Sean Gallagher reports at Ars Technica that Dr. Andy Ozment, Assistant Secretary for Cybersecurity in the Department of Homeland Security, told members of the House Oversight and Government Reform Committee that in the case of the recent discovery of an intrusion that gave attackers access to sensitive data on millions of government employees and government contractors, encryption would "not have helped" because the attackers had gained valid user credentials to the systems that they attacked—likely through social engineering.
Ozment added that because of the lack of multifactor authentication on these systems, the attackers would have been able to use those credentials at will to access systems from within and potentially even from outside the network. "If the adversary has the credentials of a user on the network, they can access data even if it's encrypted just as the users on the network have to access data," said Ozment. "That did occur in this case. Encryption in this instance would not have protected this data."

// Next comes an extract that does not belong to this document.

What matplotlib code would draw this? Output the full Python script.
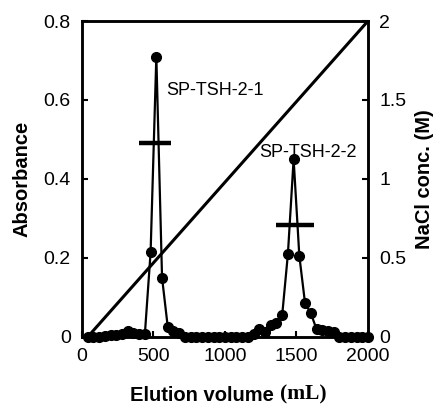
import numpy as np
import matplotlib
matplotlib.use("Agg")
import matplotlib.pyplot as plt

plt.rcParams['font.family'] = ['Liberation Sans', 'DejaVu Sans']

# fractions (mL) and absorbance
volume = [40, 80, 120, 160, 200, 240, 280, 320, 360, 400,
          440, 480, 520, 560, 600, 640, 680, 720, 760, 800,
          840, 880, 920, 960, 1000, 1040, 1080, 1120, 1160, 1200,
          1240, 1280, 1320, 1360, 1400, 1440, 1480, 1520, 1560, 1600,
          1640, 1680, 1720, 1760, 1800, 1840, 1880, 1920, 1960, 2000]
absorbance = [0.0, 0.0, 0.0, 0.002, 0.004, 0.006, 0.008, 0.015, 0.01, 0.007,
              0.008, 0.215, 0.71, 0.15, 0.025, 0.015, 0.01, 0.0, 0.0, 0.0,
              0.0, 0.0, 0.0, 0.0, 0.0, 0.0, 0.0, 0.0, 0.0, 0.008,
              0.02, 0.012, 0.03, 0.035, 0.055, 0.21, 0.45, 0.205, 0.085, 0.06,
              0.02, 0.018, 0.015, 0.012, 0.0, 0.0, 0.0, 0.0, 0.0, 0.0]

# NaCl gradient
nacl_volume = [40, 2000]
nacl_conc = [0.0, 2.0]

# pooled fractions
pools = [(400, 620, 0.49), (1355, 1622, 0.283)]
peak_labels = [("SP-TSH-2-1", 590, 0.625), ("SP-TSH-2-2", 1240, 0.466)]

fig = plt.figure(figsize=(4.36, 4.04), dpi=100)
ax = fig.add_axes([0.188, 0.166, 0.656, 0.782])

ax.plot(volume, absorbance, color='black', lw=1.6, marker='o', ms=7, zorder=3, clip_on=False)
for x0, x1, y in pools:
    ax.hlines(y, x0, x1, color='black', lw=3.2, zorder=4)
for txt, x, y in peak_labels:
    ax.text(x, y, txt, fontsize=13, va='center', ha='left')

ax.set_xlim(0, 2000)
ax.set_ylim(0, 0.8)
ax.set_xticks([0, 500, 1000, 1500, 2000])
ax.set_yticks([0, 0.2, 0.4, 0.6, 0.8])
ax.set_yticklabels(['0', '0.2', '0.4', '0.6', '0.8'])
ax.tick_params(direction='in', length=4, width=1.5, labelsize=14, pad=8)
ax.set_ylabel('Absorbance', fontsize=14.5, fontweight='bold', labelpad=9)
for s in ax.spines.values():
    s.set_linewidth(1.8)

ax2 = ax.twinx()
ax2.plot(nacl_volume, nacl_conc, color='black', lw=2.2)
ax2.set_ylim(0, 2)
ax2.set_yticks([0, 0.5, 1, 1.5, 2])
ax2.set_yticklabels(['0', '0.5', '1', '1.5', '2'])
ax2.tick_params(direction='in', length=4, width=1.5, labelsize=14, pad=8)
ax2.set_ylabel('NaCl conc. (M)', fontsize=14.5, fontweight='bold', labelpad=6)
for s in ax2.spines.values():
    s.set_linewidth(1.8)

# x label: sans part + serif units
ax.text(0.692, -0.155, 'Elution volume ', transform=ax.transAxes, ha='right', va='top',
        fontsize=14.5, fontweight='bold')
ax.text(0.692, -0.15, '(mL)', transform=ax.transAxes, ha='left', va='top',
        fontsize=15.5, fontweight='bold', family='Liberation Serif')

fig.savefig('out.png', dpi=100)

The fact that Social Security numbers of millions of current and former federal employees were not encrypted was one of few new details emerged about the data breach and House Oversight member Stephen Lynch (D-Mass.) was the one who pulled the SSN encryption answer from the teeth of the panel where others failed. "This is one of those hearings where I think that I will know less coming out of the hearing than I did when I walked in because of the obfuscation and the dancing around we are all doing here. As a matter of fact, I wish that you were as strenuous and hardworking at keeping information out of the hands of hackers as you are in keeping information out of the hands of Congress and federal employees. It's ironic. You are doing a great job stonewalling us, but hackers, not so much."
See our earlier stories: U.S. Government Employees Hit By Massive Data Breach and Hacking of Federal Security Forms Much Worse than Originally Thought
(Score: 1, Interesting) by Anonymous Coward on Thursday June 18 2015, @02:02PM
Who dunnit or even how. All they know their pants are down and their arse is hurting.
It's always a good guess to blame social engineering, like asking But Does It Scale? Yet, it's not like here arent defences, mostly simple common sense stuff, after all sociel engineering is much older than computers. https://en.wikipedia.org/wiki/Social_engineering_%28security%29#Countermeasures [wikipedia.org]
This does not increase my confidence on the competence of the DHS...
(Score: 2) by c0lo on Thursday June 18 2015, @07:33PM
No, they do know!
'twas those pesky Chinese state-sponsored hackers, they called from Shanghai and did some social engineering. 't worked, none of them had British accent, nothing for us to suspect.